At 9:42, the ping time between the phone and the server jumped to over 3 seconds. and the phone went unreachable. Nine seconds later it was fine again (with a 90ms ping time).

<PEDANTIC MODE> We use the term “ping” as a generic reference to the activity the system uses to maintain the connection between your phones and your server. This activity doesn’t use the ICMP protocol</PEDANTIC MODE>

So, for some reason (phone, network, NIC, server, POE Injector, etc.), your system was unable to maintain the quality of connection required for the phone to stay “on” the system.

As I look through your list of entries, I notice the same 10 second delay from disconnected back to connected.

If your network is not causing this, you might need to adjust some of your settings in your SIP settings. Unfortunately, I’m not certain which settings you should set. You are using Chan-SIP for your connections, so it’s not one of the PJ-SIP “edge” cases we’ve seen from time to time. You may be able to get some relief by looking back through some of the older posts that talk about phone dropping the registrations and see if you should reduce the requalify time (for example, I’m not sure) so that the phones get queried for their status more often.

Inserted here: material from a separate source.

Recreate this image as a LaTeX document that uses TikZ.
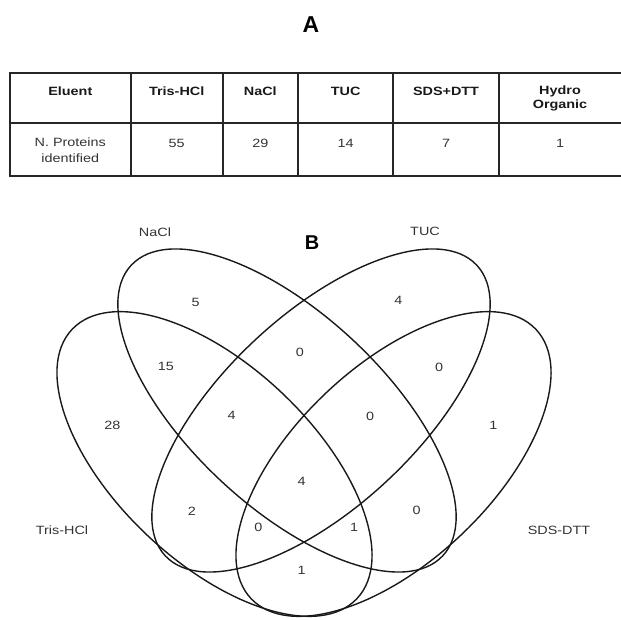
\documentclass[tikz,border=0pt]{standalone}
\usepackage{fontspec}
\setmainfont{Liberation Sans}
\newfontfamily\wsans[FakeStretch=1.2]{Liberation Sans}
\tikzset{
  tabline/.style={line width=1.8pt, draw=black!85},
  tabhead/.style={font=\wsans\bfseries\fontsize{12}{14}\selectfont, align=center, inner sep=0pt, text=black!90},
  tabcell/.style={font=\wsans\fontsize{12}{16}\selectfont, align=center, inner sep=0pt, text=black!80},
  vennline/.style={line width=1.4pt, draw=black!90},
  vnum/.style={font=\wsans\fontsize{12}{14}\selectfont, inner sep=0pt, text=black!80},
  vcat/.style={font=\wsans\fontsize{12}{14}\selectfont, inner sep=0pt, text=black!80},
  panel/.style={font=\bfseries\fontsize{23}{26}\selectfont, inner sep=0pt, text=black}
}
\begin{document}
\begin{tikzpicture}[x=1pt,y=1pt]
\useasboundingbox (0,0) rectangle (621,620);
\clip (0,0) rectangle (621,620);
% Panel letters
\node[panel] (A) at (311,595) {A};
\node[panel,font=\bfseries\fontsize{20}{24}\selectfont] (B) at (312,377) {B};
% Table
\draw[tabline] (10,547.3) -- (622,547.3);
\draw[tabline] (10,497) -- (622,497);
\draw[tabline] (10,444.3) -- (622,444.3);
\foreach \xx in {10,130.7,222.7,298,393.3,499}{
  \draw[tabline] (\xx,548.2) -- (\xx,443.4);
}
\node[tabhead] (h1) at (70.3,529) {Eluent};
\node[tabhead] (h2) at (176.7,529) {Tris-HCl};
\node[tabhead] (h3) at (260.3,529) {NaCl};
\node[tabhead] (h4) at (345.7,529) {TUC};
\node[tabhead] (h5) at (446,529) {SDS+DTT};
\node[tabhead] (h6) at (560,522) {Hydro\\Organic};
\node[tabcell] (c1) at (70.3,470) {N. Proteins\\identified};
\node[tabcell] (c2) at (176.7,477) {55};
\node[tabcell] (c3) at (260.3,477) {29};
\node[tabcell] (c4) at (345.7,477) {14};
\node[tabcell] (c5) at (446,477) {7};
\node[tabcell] (c6) at (560,477) {1};
% Venn ellipses
\draw[vennline] (214.5,156) ellipse [x radius=196pt, y radius=98pt, rotate=-43.4];
\draw[vennline] (393.5,156) ellipse [x radius=196pt, y radius=98pt, rotate=43.4];
\draw[vennline] (287,209.5) ellipse [x radius=213pt, y radius=96.5pt, rotate=-43];
\draw[vennline] (321,209.5) ellipse [x radius=213pt, y radius=96.5pt, rotate=43];
% Category labels
\node[vcat] (lnacl) at (155,387.3) {NaCl};
\node[vcat] (ltuc) at (425,388.3) {TUC};
\node[vcat] (ltris) at (62,90) {Tris-HCl};
\node[vcat] (lsds) at (559,90) {SDS-DTT};
% Region counts
\node[vnum] (n1) at (195.7,318) {5};
\node[vnum] (n2) at (300,267.3) {0};
\node[vnum] (n3) at (398.3,320) {4};
\node[vnum] (n4) at (166,253.3) {15};
\node[vnum] (n5) at (231.7,205) {4};
\node[vnum] (n6) at (370,204) {0};
\node[vnum] (n7) at (439,252.3) {0};
\node[vnum] (n8) at (112.3,195) {28};
\node[vnum] (n9) at (301.7,139) {4};
\node[vnum] (n10) at (192,108.7) {2};
\node[vnum] (n11) at (258.3,92.2) {0};
\node[vnum] (n12) at (354,92.2) {1};
\node[vnum] (n13) at (416.7,110) {0};
\node[vnum] (n14) at (493.3,195) {1};
\node[vnum] (n15) at (301.7,49.3) {1};
\end{tikzpicture}
\end{document}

Since it’s not all the phones, hardware non-specific, and appears to be random, I’m going to guess it’s a network issue. At least, that’s where I would start. The other thing that I’d look at is the qualification times you’re seeing. If these phones are all on the local network, I’d be expecting reachability numbers under 20 ms - you are regularly seeing numbers near 5 times that.

It’s really hard to troubleshoot this remotely without more information, but my first inclination would be to have your network guy take a look and see if you might be having a switch that’s dying.

Thanks so much for the response. Good stuff in there. I’d be happy to provide more details, but I’m not thinking the diagnosis will change. It is more than likely, in my opinion, that we have bad network hardware somewhere.

All the phones are Yealink, varying models but mostly the same (T38Ps and T23Gs). I also have another client with the same sort of troubles (constantly dropping qualify), running on all Polycom phones. Symptoms are different and vary in severity, but so far we’ve solved every problem we’ve come up against by optimizing the network somehow:

Adding QoS priority on phone traffic and separating them onto their own vlan really helped. Replacing some really old outdoor cabling also helped. We’re replacing an entire stack of switches (or at least the stack modules) in the near future based on my recommendations and findings, and we’ve made almost zero changes to the PBX (needed to change a thing or two to add qos tags to rtp traffic on all devices/servers).

I’ve done nothing but fight with my people that this is a network issue and not a phone server issue, and thanks to some backup from the community we’re getting to the bottom of things.